S'pore scientist find mutation responsible for rare birth defect

Photo above: (Left) Full facial photograph of individual with Hamamy Syndrome. (Right) Long bone fracture of individual with Hamamy syndrome.

SINGAPORE - Scientists at A*STAR's Institute of Medical Biology (IMB) have identified the genetic cause of a birth defect known as Hamamy syndrome.

Hamamy syndrome is a rare genetic disorder which is marked by abnormal facial features and defects in the heart, bone, blood and reproductive cells.

Only a handful of people in the world have been identified with Hamamy Syndrome making it a very rare genetic disorder.

Its exact cause was unknown until the groundbreaking discovery, which was done in collaboration with with doctors and scientists in Jordan, Turkey, Switzerland and USA.

The international team have pinpointed the genetic mistake to be a mutation in a single gene called IRX5.
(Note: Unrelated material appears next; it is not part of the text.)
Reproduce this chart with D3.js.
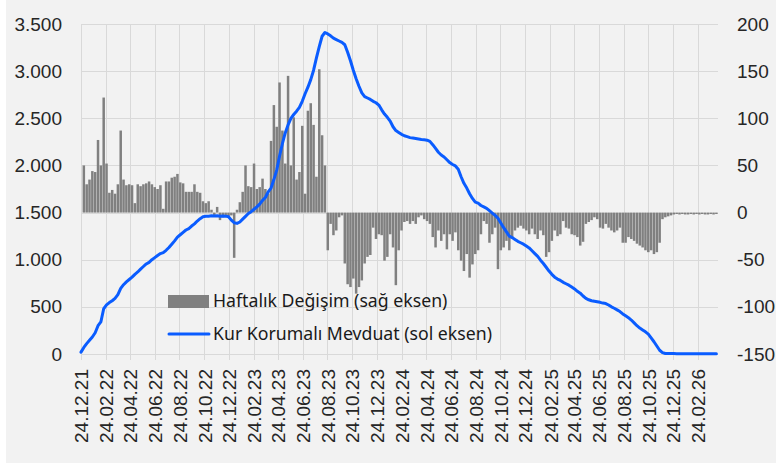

IRX5 is part of a family of transcription factors that is highly conserved in all animals, meaning that this gene is present not only in humans but also in mice, fish, frogs, flies and even worms.
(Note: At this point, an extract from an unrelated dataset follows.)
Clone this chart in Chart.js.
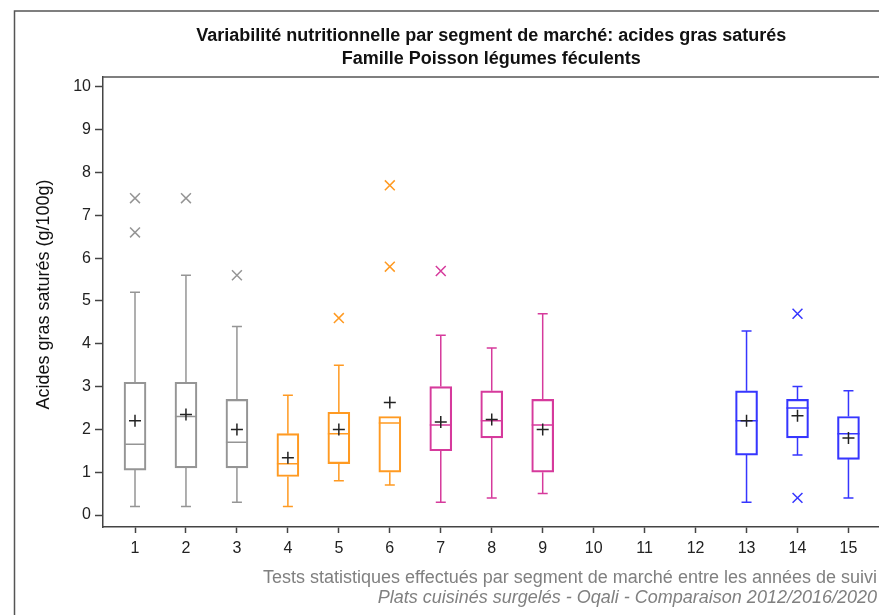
<!DOCTYPE html>
<html>
<head>
<meta charset="utf-8">
<script src="https://cdn.jsdelivr.net/npm/chart.js@4.4.0/dist/chart.umd.min.js"></script>
<style>
  html, body { margin: 0; padding: 0; background: #fff; overflow: hidden; width: 879px; height: 615px; }
</style>
</head>
<body>
<!-- un peu plus large que la fenêtre : le cadre du graphe sort à droite comme sur l'original -->
<canvas id="boxChart" width="888" height="615"></canvas>
<script>
// segments de marché 1..15 (10, 11, 12 sans données)
var segments = [1, 2, 3, 4, 5, 6, 7, 8, 9, 10, 11, 12, 13, 14, 15];
var whiskerLow = [0.2, 0.2, 0.3, 0.2, 0.8, 0.7, 0.3, 0.4, 0.5, null, null, null, 0.3, 1.4, 0.4];
var q1Values   = [1.05, 1.1, 1.1, 0.9, 1.2, 1.0, 1.5, 1.8, 1.0, null, null, null, 1.4, 1.8, 1.3];
var medians    = [1.65, 2.3, 1.7, 1.2, 1.9, 2.15, 2.1, 2.2, 2.1, null, null, null, 2.2, 2.5, 1.9];
var q3Values   = [3.1, 3.1, 2.7, 1.9, 2.4, 2.3, 3.0, 2.9, 2.7, null, null, null, 2.9, 2.7, 2.3];
var whiskerHigh = [5.2, 5.6, 4.4, 2.8, 3.5, 2.3, 4.2, 3.9, 4.7, null, null, null, 4.3, 3.0, 2.9];
var means      = [2.2, 2.35, 2.0, 1.34, 2.0, 2.63, 2.17, 2.23, 2.0, null, null, null, 2.2, 2.32, 1.8];
var outliers   = [[7.4, 6.6], [7.4], [5.6], [], [4.6], [7.7, 5.8], [5.7], [], [], [], [], [], [], [4.7, 0.4], []];
var yTicks = [0, 1, 2, 3, 4, 5, 6, 7, 8, 9, 10];

// couleur par année de suivi
var segColors = ['#959595', '#959595', '#959595', '#ff9a22', '#ff9a22', '#ff9a22',
                 '#d63a9c', '#d63a9c', '#d63a9c', null, null, null, '#3636ff', '#3636ff', '#3636ff'];

var boxData = [], boxColors = [], meanData = [], outData = [], outColors = [];
segments.forEach(function (s, i) {
  if (q1Values[i] === null) return;
  boxData.push({ x: s, y: [q1Values[i], q3Values[i]], i: i });
  boxColors.push(segColors[i]);
  meanData.push({ x: s, y: means[i] });
  outliers[i].forEach(function (v) {
    outData.push({ x: s, y: v });
    outColors.push(segColors[i]);
  });
});

var FONT = '"Liberation Sans", Arial, sans-serif';

// moustaches + médianes, dessinées après les boîtes
var whiskerPlugin = {
  id: 'whiskers',
  afterDatasetDraw: function (chart, args) {
    if (args.index !== 0) return;
    var ctx = chart.ctx, xs = chart.scales.x, ys = chart.scales.y;
    ctx.save();
    ctx.lineWidth = 1.5;
    boxData.forEach(function (d) {
      var i = d.i;
      var cx = xs.getPixelForValue(d.x);
      ctx.strokeStyle = segColors[i];
      ctx.beginPath();
      // haut
      if (whiskerHigh[i] > q3Values[i]) {
        ctx.moveTo(cx, ys.getPixelForValue(q3Values[i]));
        ctx.lineTo(cx, ys.getPixelForValue(whiskerHigh[i]));
        ctx.moveTo(cx - 5, ys.getPixelForValue(whiskerHigh[i]));
        ctx.lineTo(cx + 5, ys.getPixelForValue(whiskerHigh[i]));
      }
      // bas
      if (whiskerLow[i] < q1Values[i]) {
        ctx.moveTo(cx, ys.getPixelForValue(q1Values[i]));
        ctx.lineTo(cx, ys.getPixelForValue(whiskerLow[i]));
        ctx.moveTo(cx - 5, ys.getPixelForValue(whiskerLow[i]));
        ctx.lineTo(cx + 5, ys.getPixelForValue(whiskerLow[i]));
      }
      // médiane
      var my = ys.getPixelForValue(medians[i]);
      ctx.moveTo(cx - 11, my);
      ctx.lineTo(cx + 11, my);
      ctx.stroke();
    });
    ctx.restore();
  }
};

// cadres + notes de bas de page
var framePlugin = {
  id: 'frame',
  beforeDraw: function (chart) {
    var ctx = chart.ctx;
    ctx.save();
    ctx.fillStyle = '#fff';
    ctx.fillRect(0, 0, chart.width, chart.height);
    ctx.restore();
  },
  afterDraw: function (chart) {
    var ctx = chart.ctx, a = chart.chartArea;
    ctx.save();
    ctx.strokeStyle = '#555';
    ctx.lineWidth = 1.5;
    ctx.beginPath();
    ctx.moveTo(14.5, chart.height);
    ctx.lineTo(14.5, 11);
    ctx.lineTo(chart.width, 11);
    ctx.moveTo(a.left, a.top);
    ctx.lineTo(chart.width, a.top);
    ctx.moveTo(a.right, a.bottom);
    ctx.lineTo(chart.width, a.bottom);
    ctx.stroke();

    ctx.fillStyle = '#808080';
    ctx.textAlign = 'right';
    ctx.textBaseline = 'middle';
    ctx.font = '18px ' + FONT;
    ctx.fillText('Tests statistiques effectués par segment de marché entre les années de suivi', 877, 578);
    ctx.font = 'italic 18px ' + FONT;
    ctx.fillText('Plats cuisinés surgelés - Oqali - Comparaison 2012/2016/2020', 877, 598);
    ctx.restore();
  }
};

var ctx = document.getElementById('boxChart').getContext('2d');
var chart = new Chart(ctx, {
  data: {
    datasets: [{
      type: 'bar',
      data: boxData,
      backgroundColor: 'rgba(255,255,255,0)',
      borderColor: boxColors,
      borderWidth: 1.5,
      borderSkipped: false,
      barThickness: 22,
      order: 3
    }, {
      type: 'scatter',
      data: outData,
      pointStyle: 'crossRot',
      radius: 7,
      borderColor: outColors,
      borderWidth: 1.5,
      order: 2
    }, {
      type: 'scatter',
      data: meanData,
      pointStyle: 'cross',
      radius: 6,
      borderColor: '#222',
      borderWidth: 1.5,
      order: 1
    }]
  },
  options: {
    responsive: false,
    animation: false,
    devicePixelRatio: 1,
    layout: { padding: 0 },
    plugins: {
      legend: { display: false },
      tooltip: { enabled: false },
      title: {
        display: true,
        fullSize: false,
        text: ['Variabilité nutritionnelle par segment de marché: acides gras saturés',
               'Famille Poisson légumes féculents'],
        color: '#111',
        font: { family: FONT, size: 18, weight: 'bold', lineHeight: '23px' },
        padding: { top: 25, bottom: 6 }
      }
    },
    scales: {
      x: {
        type: 'linear',
        offset: false,
        min: 0.372,
        max: 15.609,
        afterBuildTicks: function (scale) {
          scale.ticks = segments.map(function (s) { return { value: s }; });
        },
        afterFit: function (scale) {
          scale.height = 88;
          scale.paddingLeft = 0;
          scale.paddingRight = 0;
        },
        grid: { offset: false, drawOnChartArea: false, drawTicks: true, tickLength: 6, tickColor: '#444', tickWidth: 1.5 },
        border: { color: '#444', width: 1.5 },
        ticks: { color: '#222', font: { family: FONT, size: 16 }, padding: 6, maxRotation: 0 }
      },
      y: {
        min: -0.28,
        max: 10.23,
        afterBuildTicks: function (scale) {
          scale.ticks = yTicks.map(function (v) { return { value: v }; });
        },
        afterFit: function (scale) {
          scale.width = 103;
          scale.paddingTop = 0;
          scale.paddingBottom = 0;
        },
        grid: { drawOnChartArea: false, drawTicks: true, tickLength: 8, tickColor: '#444', tickWidth: 1.5 },
        border: { color: '#444', width: 1.5 },
        ticks: { color: '#222', font: { family: FONT, size: 16 }, padding: 4 },
        title: {
          display: true,
          text: '\u00a0\u00a0\u00a0Acides gras saturés (g/100g)',
          color: '#111',
          font: { family: FONT, size: 18 },
          padding: { top: 33, bottom: 0 }
        }
      }
    }
  },
  plugins: [whiskerPlugin, framePlugin]
});
</script>
</body>
</html>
Using a frog model, the scientists demonstrated that Irx5 orchestrates cell movements in the developing foetus which underlie head and gonad formation.

The work lends new insights into common ailments such as heart disease, osteoporosis, blood disorders and possibly sterility.

The findings also provide a framework for understanding evolutionary questions, such as why humans of different ethnicities have distinct facial features and how these are embedded in our genome, said Dr Bruno Reversade, Senior Principle Investigator at IMB.

This is as IRX genes have been repeatedly co-opted during evolution, and small variations in their activity could underlie differences in an organism's appearance.

Rare genetic diseases, usually caused by mutations in a single gene, provide a unique opportunity to better understand more common disease processes.

These "natural" experiments are similar to carefully controlled knockout animal experiments, in which the function of single genes are analysed and often give major insights into general health issues, the researchers said.